Doch in den meisten Fällen herrscht Einvernehmen, wird Gastfreundschaft gewährt, und auch das Weihnachtsfondue im Kreise einer Bauernfamilie scheint nichts Außergewöhnliches zu sein. Dann neigt sich der Treck, in dessen Verlauf immer mehr Tiere verschwinden, weil sie unterwegs vom Schlachter abgeholt werden, seinem Ende zu; die beiden Hirten gehen wortkarg auseinander, genauso, wie sie sich in den vergangenen vier Monaten untereinander verhalten haben, gegeneinander verschlossen, mitunter etwas feindselig.
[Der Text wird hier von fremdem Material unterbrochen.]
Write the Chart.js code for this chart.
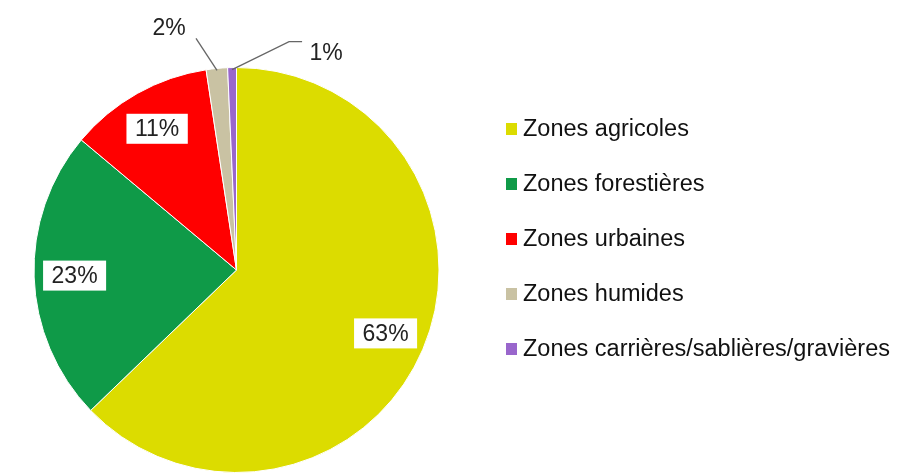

„Winternomaden“ ist ein Film, der vielen Nostalgikern aus dem Herzen spricht, da er Lagerfeuer-Romantik und eine relative Freiheit von ökonomischen Zwängen vor Augen führt. Er zeigt eine recht hübsche junge Frau mit Rotkäppchen-Strickmütze und einen älteren Herren mit traditionellem Filz-Hirtenhut, wobei er über weite Strecken das Verhältnis der beiden geschickt verschleiert. Ein Paar, das seiner gemeinsamen Profession frönt, ein Liebespaar, das ein kurzes Glück in einer archaischen Lebensweise sucht? Die Antwort ist wesentlich einfacher und wird spät nachgereicht: Ein Wanderhirte, der noch 20 Jahre zu wandern hat und um das Ende seiner Zunft weiß, und sein Lehrling, der von der Profession letztlich aber nicht so recht überzeugt zu sein scheint. Während Pascal dem Verladen der Tiere teilnahmslos zuschaut, geht Carole die Sache sichtbar an die Nieren, zumal ihr das Leitschaf der Herde während der vier Monate ans Herz gewachsen ist.
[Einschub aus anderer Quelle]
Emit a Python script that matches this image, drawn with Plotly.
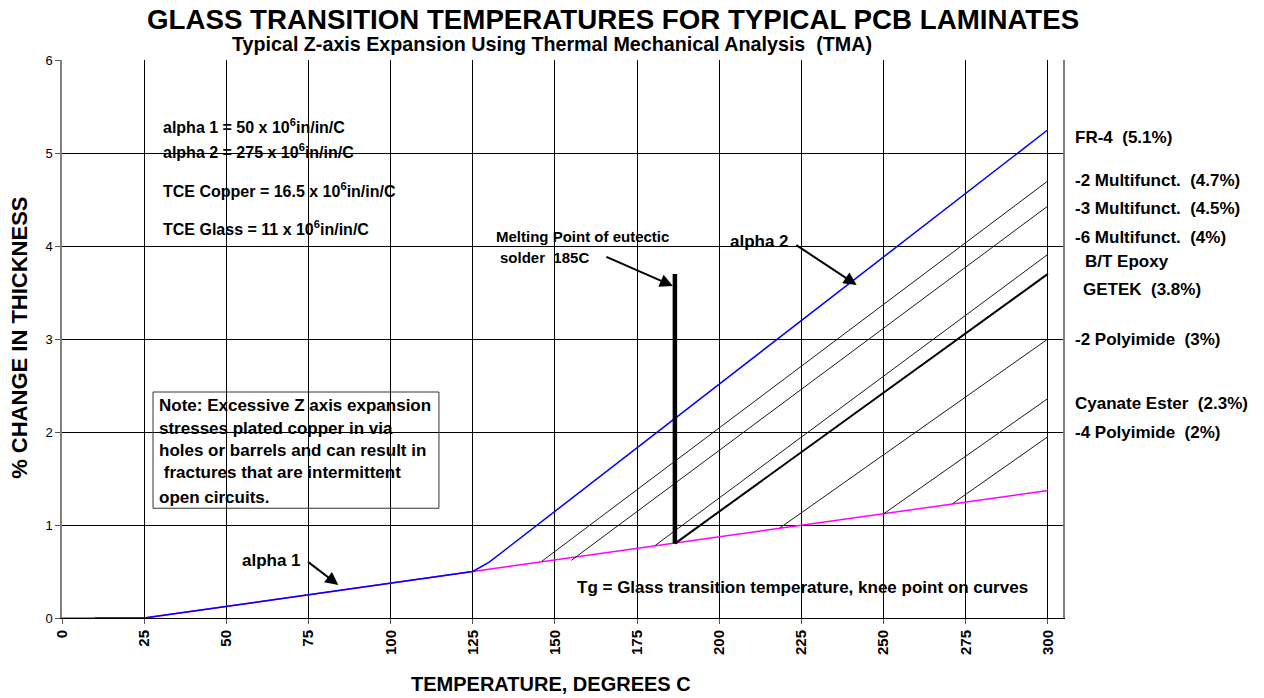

„Winternomaden“ ist ein wohlkalkulierter, wenngleich kein überwältigender Dokumentarfilm, der mit faszinierenden Bildern winterlicher Landschaften aufwartet, aber in Bezug auf das gewöhnliche „Hirtenleben“ nichts Neues bringt. Zumal dieses Sujet im Schweizer Film durchaus Tradition hat und vielbearbeitet ist: Erich Langjahrs „Hirtenreise ins dritte Jahrtausend“ (2002) schildert das weit beeindruckender, und Jacqueline Veuve hat den Thema einen Teil ihrer Lebensarbeit gewidmet. Dass „Winternomaden“ zum gefeierten Großereignis wurde, ist bei allen Vorzügen nicht ganz nachvollziehbar. Das Hauptproblem des Films liegt darin, dass der Regisseur betont entspannt und zugleich doch verzweifelt die Nähe zu seinen wortkargen Protagonisten sucht, ohne einen rechten Zugang zu ihnen zu finden. Man redet – wenn überhaupt – aneinander vorbei und geht seiner Wege.
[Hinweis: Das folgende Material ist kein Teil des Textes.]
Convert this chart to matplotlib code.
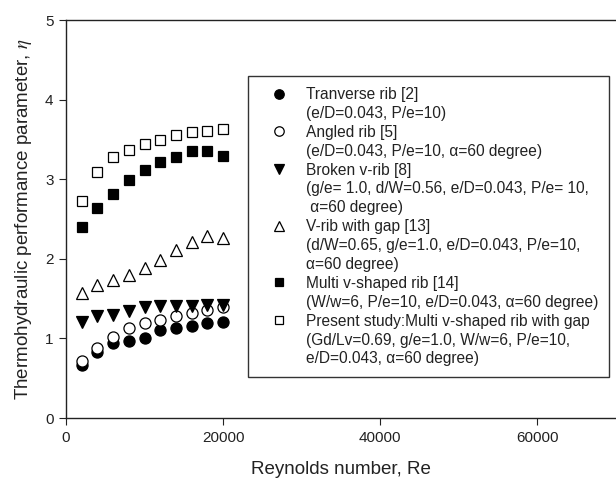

Was bei Langjahrs „Hirtenreise“ funktionierte, weil der Film in den Jahreskreis der Sennerfamilie eingebettet ist, gerät in „Winternomaden“ an Grenzen, da die Motivation der Protagonisten nebulös bleibt. Sind es romantische Anwandlungen, die an eine gute, alte, harte Zeit gemahnen, Gefühle oder Abenteuerlust, die Pascal und Carole durch die winterliche Westschweiz treiben, Vorstellung von einem selbstbestimmten Leben in einer fremdbestimmten Welt? Darauf gibt der Film keine Antwort, sondern belässt es bei gefälligen Bildern.